Frequently asked questions (FAQs)
What is a bad-credit car loan?
A bad-credit car loan is funding used by a borrower with fair, poor, or bad credit to purchase a new or used vehicle. These loans may have unusual eligibility requirements, as borrowers may have a limited or negative credit history. They typically have higher interest rates and more-limited repayment terms compared to typical auto loans.
How do you buy a car with bad credit and no cosigner?
If you don’t have a creditworthy cosigner to add to your auto loan, you can still buy a car with bad credit by finding a bad-credit lender. These lenders specialize in borrowers with lower scores and may offer credit-building programs, higher-interest loans, and more-limited repayment terms in order to qualify. Borrowers with bad credit can also consider buying through a BHPH dealership, where credit checks and even down payment requirements can be waived.
What’s the lowest credit score you can have to finance a car?

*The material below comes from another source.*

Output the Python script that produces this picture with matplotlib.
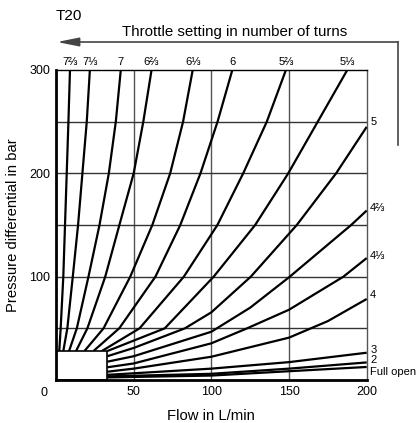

There is no minimum credit score required to finance, or refinance, a car. Your credit score requirement will vary from one lender to the next, as will the details of your vehicle purchase. Still, there are many lenders willing to offer loans to borrowers with fair credit, poor credit, bad credit, or even no credit.
Is it better to get an auto loan from your bank or the dealership?
In many cases it’s better to get preapproved for an auto loan from your bank, then check the offers available through the dealership. Your bank may be willing to take your existing relationship into consideration and offer you competitive loan terms, but the dealership can often match or even beat those terms through partner lenders in an effort to gain your business.